Given problem: Starting at the line that contains "Give me the TikZ source for this diagram." and stopping at the line that contains "(5,5) rectangle (893,599);", return those lines exactly and nothing else. Both end lines count; pictures do not.

Provided data:
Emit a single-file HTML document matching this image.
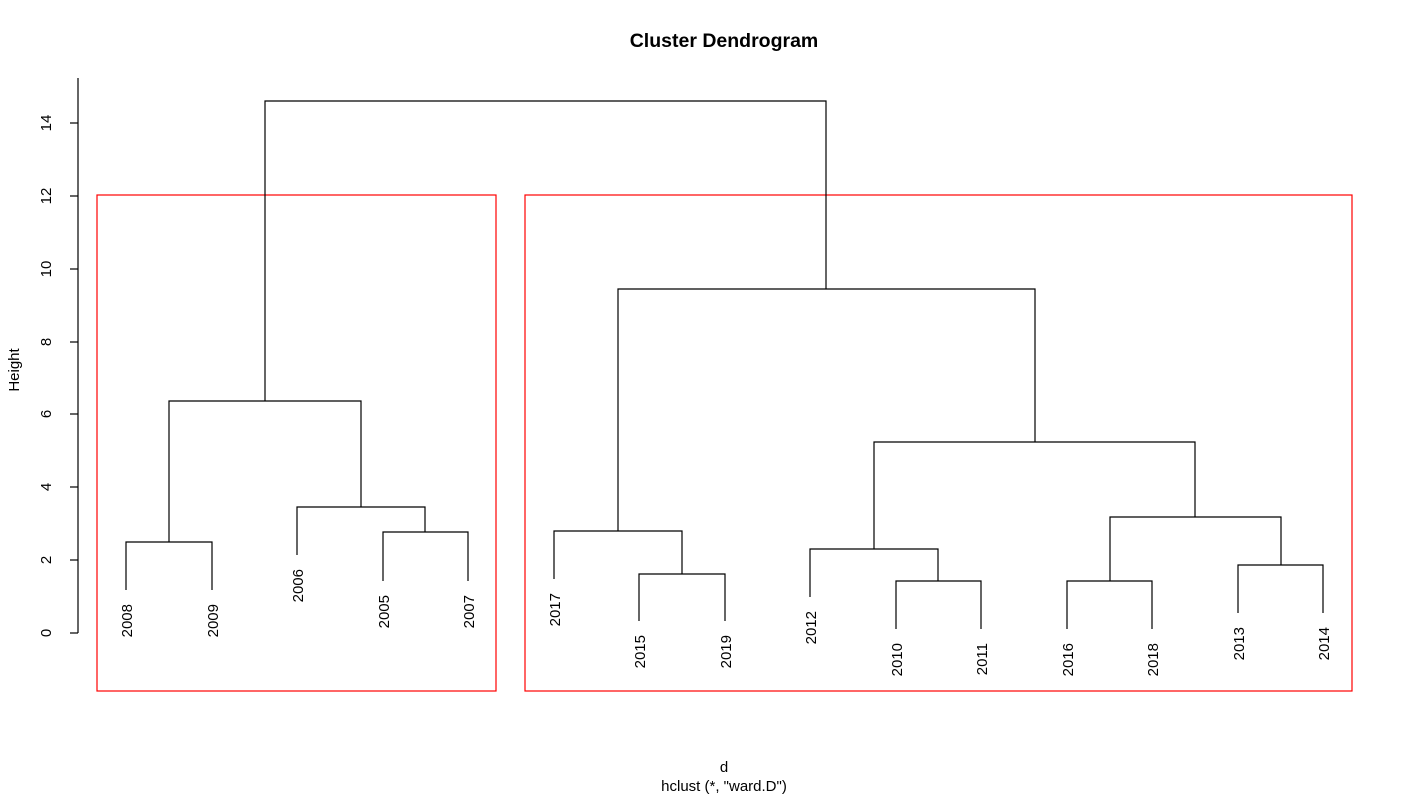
<!DOCTYPE html>
<html><head><meta charset="utf-8"><style>
html,body{margin:0;padding:0;background:#fff;}
svg{display:block;font-family:"Liberation Sans",sans-serif;}
</style></head><body>
<svg width="1412" height="796" viewBox="0 0 1412 796" xmlns="http://www.w3.org/2000/svg">
<text x="724" y="47" font-size="19.5" font-weight="bold" text-anchor="middle">Cluster Dendrogram</text>
<text x="724" y="772" font-size="15" text-anchor="middle">d</text>
<text x="724" y="791" font-size="15" text-anchor="middle">hclust (*, "ward.D")</text>
<text transform="translate(19,370) rotate(-90)" font-size="15" text-anchor="middle">Height</text>
<g stroke="#000" stroke-width="1.2" fill="none">
<line x1="78" y1="78" x2="78" y2="633"/>
<line x1="70" y1="633" x2="78" y2="633"/>
<line x1="70" y1="560" x2="78" y2="560"/>
<line x1="70" y1="487" x2="78" y2="487"/>
<line x1="70" y1="414" x2="78" y2="414"/>
<line x1="70" y1="342" x2="78" y2="342"/>
<line x1="70" y1="269" x2="78" y2="269"/>
<line x1="70" y1="196" x2="78" y2="196"/>
<line x1="70" y1="123" x2="78" y2="123"/>
</g>
<g font-size="15" text-anchor="middle">
<text transform="translate(51,633) rotate(-90)">0</text>
<text transform="translate(51,560) rotate(-90)">2</text>
<text transform="translate(51,487) rotate(-90)">4</text>
<text transform="translate(51,414) rotate(-90)">6</text>
<text transform="translate(51,342) rotate(-90)">8</text>
<text transform="translate(51,269) rotate(-90)">10</text>
<text transform="translate(51,196) rotate(-90)">12</text>
<text transform="translate(51,123) rotate(-90)">14</text>
</g>
<g stroke="#f00" stroke-width="1.2" fill="none">
<rect x="97" y="195" width="399" height="496"/>
<rect x="525" y="195" width="827" height="496"/>
</g>
<g stroke="#000" stroke-width="1.2" fill="none">
<polyline points="126,590 126,542 212,542 212,590"/>
<polyline points="383,581 383,532 468,532 468,581"/>
<polyline points="297,555 297,507 425,507 425,532"/>
<polyline points="169,542 169,401 361,401 361,507"/>
<polyline points="639,621 639,574 725,574 725,621"/>
<polyline points="554,579 554,531 682,531 682,574"/>
<polyline points="896,629 896,581 981,581 981,629"/>
<polyline points="810,597 810,549 938,549 938,581"/>
<polyline points="1067,629 1067,581 1152,581 1152,629"/>
<polyline points="1238,613 1238,565 1323,565 1323,613"/>
<polyline points="1110,581 1110,517 1281,517 1281,565"/>
<polyline points="874,549 874,442 1195,442 1195,517"/>
<polyline points="618,531 618,289 1035,289 1035,442"/>
<polyline points="265,401 265,101 826,101 826,289"/>
</g>
<g font-size="15" text-anchor="end">
<text transform="translate(132,604) rotate(-90)">2008</text>
<text transform="translate(218,604) rotate(-90)">2009</text>
<text transform="translate(303,569) rotate(-90)">2006</text>
<text transform="translate(389,595) rotate(-90)">2005</text>
<text transform="translate(474,595) rotate(-90)">2007</text>
<text transform="translate(560,593) rotate(-90)">2017</text>
<text transform="translate(645,635) rotate(-90)">2015</text>
<text transform="translate(731,635) rotate(-90)">2019</text>
<text transform="translate(816,611) rotate(-90)">2012</text>
<text transform="translate(902,643) rotate(-90)">2010</text>
<text transform="translate(987,643) rotate(-90)">2011</text>
<text transform="translate(1073,643) rotate(-90)">2016</text>
<text transform="translate(1158,643) rotate(-90)">2018</text>
<text transform="translate(1244,627) rotate(-90)">2013</text>
<text transform="translate(1329,627) rotate(-90)">2014</text>
</g>
</svg>
</body></html>
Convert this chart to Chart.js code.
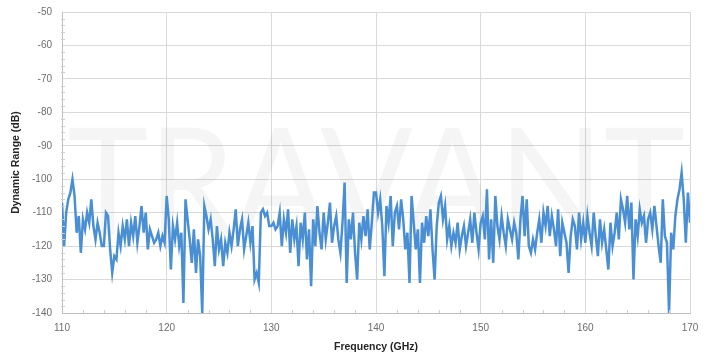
<!DOCTYPE html>
<html><head><meta charset="utf-8">
<script src="https://cdn.jsdelivr.net/npm/chart.js@4/dist/chart.umd.min.js"></script>
<style>html,body{margin:0;padding:0;background:#fff}#wrap{width:709px;height:354px;position:relative}</style>
</head><body><div id="wrap"><canvas id="c" width="709" height="354"></canvas></div>
<script>
const freqStart = 110;
const freqStep = 0.2;
const dynamicRange = [
-107,-120,-110,-106,-104,
-100,-105,-116,-111,-122,
-112,-115,-110,-113,-106,
-114,-118,-113,-116,-120,
-120,-110,-111,-121,-128,
-123,-124,-116,-120,-114,
-118,-112,-120,-113,-117,
-111,-119,-114,-108,-116,
-110,-121,-115,-117,-119,
-118,-116,-120,-117,-119,
-105,-112,-127,-114,-118,
-113,-120,-116,-137,-106,
-112,-118,-125,-115,-128,
-118,-123,-140,-108,-111,
-115,-112,-118,-126,-114,
-121,-118,-126,-119,-122,
-116,-120,-115,-109,-120,
-115,-112,-121,-117,-113,
-119,-114,-130,-128,-131,
-110,-109,-111,-110,-114,
-114,-113,-115,-114,-110,
-120,-112,-116,-109,-122,
-112,-118,-114,-126,-113,
-118,-110,-124,-115,-132,
-112,-120,-108,-116,-121,
-110,-118,-113,-107,-119,
-114,-111,-118,-122,-113,
-101,-131,-112,-118,-110,
-122,-130,-113,-118,-111,
-117,-109,-121,-113,-104,
-104,-110,-106,-114,-129,
-108,-113,-105,-120,-110,
-108,-115,-106,-112,-121,
-116,-131,-105,-113,-121,
-115,-131,-113,-119,-111,
-117,-109,-121,-130,-114,
-107,-105,-112,-108,-118,
-114,-120,-116,-119,-113,
-121,-117,-114,-120,-116,
-112,-119,-110,-116,-121,
-113,-111,-118,-103,-124,
-112,-125,-105,-114,-118,
-111,-116,-120,-112,-115,
-118,-113,-116,-124,-112,
-105,-117,-106,-120,-122,
-118,-121,-116,-112,-119,
-110,-114,-108,-117,-111,
-115,-120,-109,-123,-113,
-116,-119,-128,-117,-112,
-114,-121,-110,-118,-113,
-119,-111,-116,-120,-110,
-117,-123,-112,-119,-115,
-121,-127,-113,-120,-116,
-110,-118,-106,-109,-113,
-105,-115,-107,-130,-112,
-117,-109,-113,-111,-119,
-112,-110,-115,-108,-114,
-120,-125,-106,-117,-119,
-140,-116,-121,-111,-106,
-103,-98,-106,-119,-104,
-113
];
const xTickValues = [110, 120, 130, 140, 150, 160, 170];
const yTickValues = [-140, -130, -120, -110, -100, -90, -80, -70, -60, -50];
const xTitle = 'Frequency (GHz)';
const yTitle = 'Dynamic Range (dB)';
const watermark = 'TRAVANT';

const points = dynamicRange.map((v, i) => ({ x: +(freqStart + i * freqStep).toFixed(1), y: v }));

const extras = {
  id: 'extras',
  beforeDatasetsDraw(chart) {
    const { ctx, chartArea: a } = chart;
    ctx.save();
    ctx.fillStyle = 'rgba(0,0,0,0.04)';
    ctx.font = '400 150px Lato';
    ctx.textBaseline = 'alphabetic';
    const w = ctx.measureText(watermark).width;
    const target = a.right - a.left - 10;
    ctx.translate(a.left + 5, 235);
    ctx.scale(target / w, 1);
    ctx.fillText(watermark, 0, 0);
    ctx.restore();
  },
  afterDraw(chart) {
    const { ctx } = chart;
    const xs = chart.scales.x, ys = chart.scales.y;
    ctx.save();
    ctx.strokeStyle = '#cfcfcf';
    ctx.lineWidth = 1;
    ctx.beginPath();
    for (let v = 112; v < 170; v += 2) {
      if (v % 10 === 0) continue;
      const px = Math.round(xs.getPixelForValue(v)) + 0.5;
      ctx.moveTo(px, ys.bottom); ctx.lineTo(px, ys.bottom - 3);
    }
    for (let v = -138; v < -50; v += 2) {
      if (v % 10 === 0) continue;
      const py = Math.round(ys.getPixelForValue(v)) + 0.5;
      ctx.moveTo(xs.left - 1, py); ctx.lineTo(xs.left + 3, py);
    }
    ctx.stroke();
    ctx.restore();
  }
};

new Chart(document.getElementById('c'), {
  type: 'line',
  data: {
    datasets: [{
      data: points,
      borderColor: '#4a8fd4',
      borderWidth: 2.5,
      pointRadius: 0,
      tension: 0,
      fill: false
    }]
  },
  options: {
    responsive: false,
    animation: false,
    events: [],
    layout: { padding: { left: 0, right: 19, top: 12, bottom: 0 } },
    plugins: { legend: { display: false }, tooltip: { enabled: false } },
    scales: {
      x: {
        type: 'linear',
        min: 110, max: 170,
        afterBuildTicks(s) { s.ticks = xTickValues.map(v => ({ value: v })); },
        afterFit(s) { s.height = 41; },
        grid: { color: '#d9d9d9', lineWidth: 1, drawTicks: false },
        border: { color: '#bfbfbf' },
        ticks: { color: '#6d6d6d', font: { family: 'Liberation Sans', size: 10 }, padding: 9, maxRotation: 0 },
        title: { display: true, text: xTitle, color: '#262626', font: { family: 'Liberation Sans', size: 10.5, weight: 'bold' }, padding: { top: 0, bottom: 1 } }
      },
      y: {
        min: -140, max: -50,
        afterBuildTicks(s) { s.ticks = yTickValues.map(v => ({ value: v })); },
        afterFit(s) { s.width = 62; s.paddingTop = 0; s.paddingBottom = 0; },
        grid: { color: '#d9d9d9', lineWidth: 1, drawTicks: false },
        border: { color: '#bfbfbf' },
        ticks: { color: '#6d6d6d', font: { family: 'Liberation Sans', size: 10 }, padding: 10 },
        title: { display: true, text: yTitle, color: '#262626', font: { family: 'Liberation Sans', size: 10.5, weight: 'bold' }, padding: { top: 10, bottom: 0 } }
      }
    }
  },
  plugins: [extras]
});
</script>
</body></html>
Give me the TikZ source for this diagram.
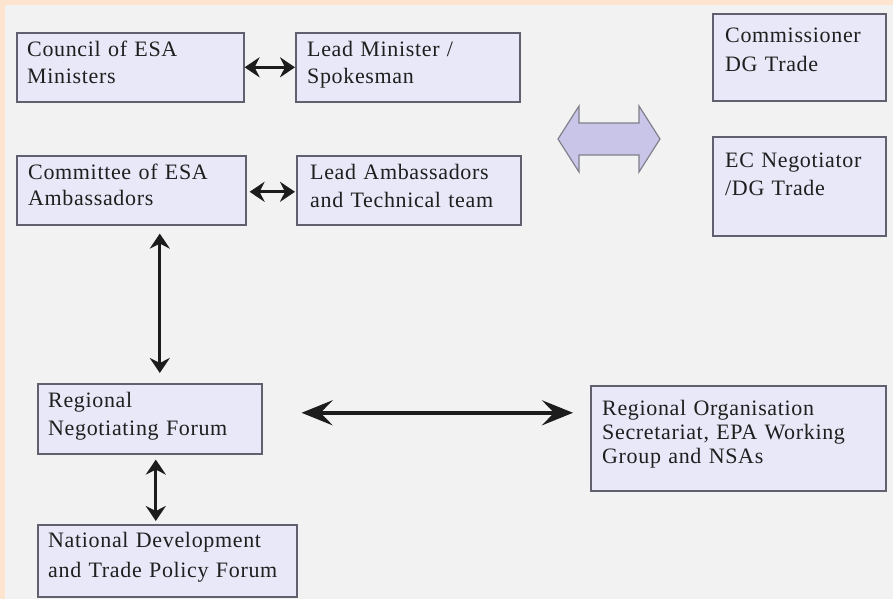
\documentclass[tikz,border=0pt]{standalone}
\usepackage{fontspec}
\setmainfont{Liberation Serif}[LetterSpace=3]
\usetikzlibrary{arrows.meta}
\definecolor{peach}{HTML}{FDE4CF}
\definecolor{bggray}{HTML}{F2F2F2}
\definecolor{boxfill}{HTML}{E8E8F8}
\definecolor{boxline}{HTML}{60606E}
\definecolor{hollowfill}{HTML}{C9C5E8}
\definecolor{arrowcol}{HTML}{1C1C1C}
\begin{document}
\begin{tikzpicture}[x=1pt,y=-1pt,
  box/.style={draw=boxline, fill=boxfill, line width=1.6pt, anchor=north west, inner sep=0pt},
  txt/.style={anchor=base west, inner sep=0pt, text width=300pt, align=left, text=black!88, font=\fontsize{22}{26.7}\selectfont},
  sarrow/.style={draw=arrowcol, line width=2.9pt, {Stealth[length=15pt,width=20pt,inset=5pt]}-{Stealth[length=15pt,width=20pt,inset=5pt]}},
  larrow/.style={draw=arrowcol, line width=3.8pt, {Stealth[length=31pt,width=25pt,inset=12pt]}-{Stealth[length=31pt,width=25pt,inset=12pt]}}
]
\useasboundingbox (0,0) rectangle (893,599);
\fill[peach] (0,0) rectangle (893,599);
\fill[bggray] (5,5) rectangle (893,599);

% boxes
\node[box, minimum width=227pt, minimum height=69pt] (council) at (16,32) {};
\node[box, minimum width=224pt, minimum height=69pt] (leadmin) at (295,32) {};
\node[box, minimum width=173pt, minimum height=87pt] (commiss) at (712,13) {};
\node[box, minimum width=173pt, minimum height=99pt] (ecneg) at (712,136) {};
\node[box, minimum width=229pt, minimum height=69pt] (committee) at (16,155) {};
\node[box, minimum width=224pt, minimum height=69pt] (leadamb) at (296,155) {};
\node[box, minimum width=224pt, minimum height=70pt] (regneg) at (37,383) {};
\node[box, minimum width=295pt, minimum height=105pt] (orgbox) at (590,385) {};
\node[box, minimum width=259pt, minimum height=72pt] (national) at (37,524) {};

% texts
\node[txt] (councilT) at (27,57) {Council of ESA\\Ministers};
\node[txt] (leadminT) at (307,57) {Lead Minister /\\Spokesman};
\node[txt, font=\fontsize{22}{29}\selectfont] (commissT) at (725,43) {Commissioner\\DG Trade};
\node[txt, font=\fontsize{22}{28}\selectfont] (ecnegT) at (725,167) {EC Negotiator\\/DG Trade};
\node[txt] (committeeT) at (28,179) {Committee of ESA\\Ambassadors};
\node[txt, font=\fontsize{22}{28}\selectfont] (leadambT) at (310,179) {Lead Ambassadors\\and Technical team};
\node[txt, font=\fontsize{22}{28}\selectfont] (regnegT) at (48,407) {Regional\\Negotiating Forum};
\node[txt, font=\fontsize{22}{24}\selectfont] (orgboxT) at (602,415) {Regional Organisation\\Secretariat, EPA Working\\Group and NSAs};
\node[txt, font=\fontsize{22}{30}\selectfont] (nationalT) at (48,547) {National Development\\and Trade Policy Forum};

% connectors
\draw[sarrow] (council.east) -- (leadmin.west);
\draw[sarrow, shorten <=3pt, shorten >=1pt] ([yshift=-1.5pt]committee.east) -- ([yshift=-1.5pt]committee.east -| leadamb.west);
\draw[sarrow, shorten <=8pt, shorten >=10pt] ([xshift=28.5pt]committee.south) -- ([xshift=28.5pt]committee.south |- regneg.north);
\draw[sarrow, shorten <=5pt, shorten >=3pt] ([xshift=6pt]regneg.south) -- ([xshift=6pt]regneg.south |- national.north);
\draw[larrow, shorten <=39pt, shorten >=17pt] ([yshift=6pt]regneg.east) -- ([yshift=6pt]regneg.east -| orgbox.west);

% hollow double arrow
\draw[draw=boxline!80, fill=hollowfill, line width=1.2pt, line join=miter]
  (558,139) -- (579,106) -- (579,123) -- (639,123) -- (639,106) -- (660,139)
  -- (639,172) -- (639,155) -- (579,155) -- (579,172) -- cycle;
\end{tikzpicture}
\end{document}
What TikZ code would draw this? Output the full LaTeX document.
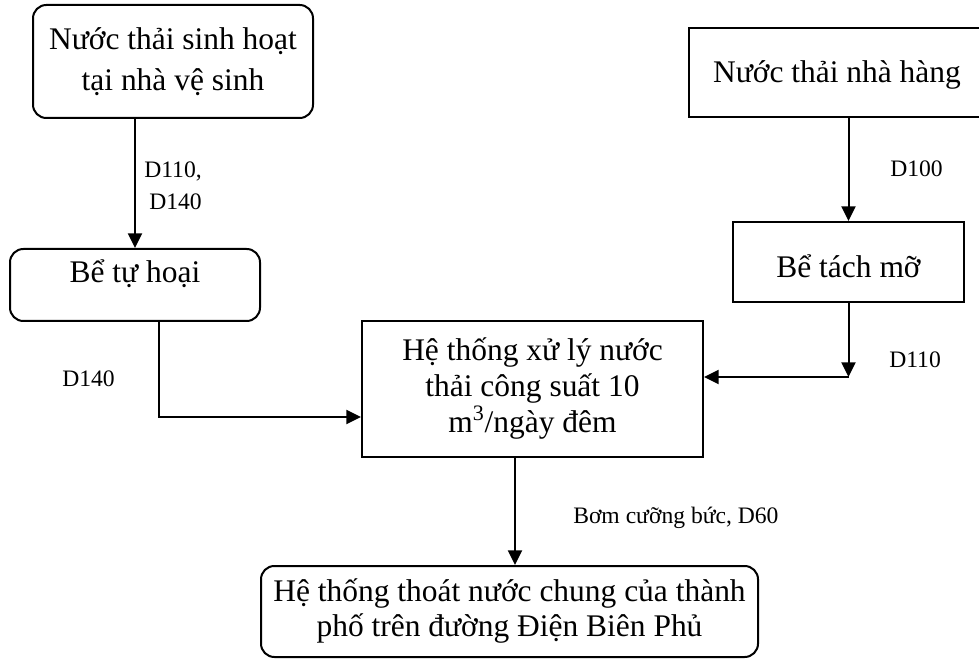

Result for this task:
Give me the TikZ source for this diagram.
\documentclass[tikz,border=0pt]{standalone}
\usepackage{fontspec}
\setmainfont{Liberation Serif}[LetterSpace=3]
\usetikzlibrary{arrows.meta}
\definecolor{peach}{HTML}{FDE4CF}
\definecolor{bggray}{HTML}{F2F2F2}
\definecolor{boxfill}{HTML}{E8E8F8}
\definecolor{boxline}{HTML}{60606E}
\definecolor{hollowfill}{HTML}{C9C5E8}
\definecolor{arrowcol}{HTML}{1C1C1C}
\begin{document}
\begin{tikzpicture}[x=1pt,y=-1pt,
  box/.style={draw=boxline, fill=boxfill, line width=1.6pt, anchor=north west, inner sep=0pt},
  txt/.style={anchor=base west, inner sep=0pt, text width=300pt, align=left, text=black!88, font=\fontsize{22}{26.7}\selectfont},
  sarrow/.style={draw=arrowcol, line width=2.9pt, {Stealth[length=15pt,width=20pt,inset=5pt]}-{Stealth[length=15pt,width=20pt,inset=5pt]}},
  larrow/.style={draw=arrowcol, line width=3.8pt, {Stealth[length=31pt,width=25pt,inset=12pt]}-{Stealth[length=31pt,width=25pt,inset=12pt]}}
]
\useasboundingbox (0,0) rectangle (893,599);
\fill[peach] (0,0) rectangle (893,599);
\fill[bggray] (5,5) rectangle (893,599);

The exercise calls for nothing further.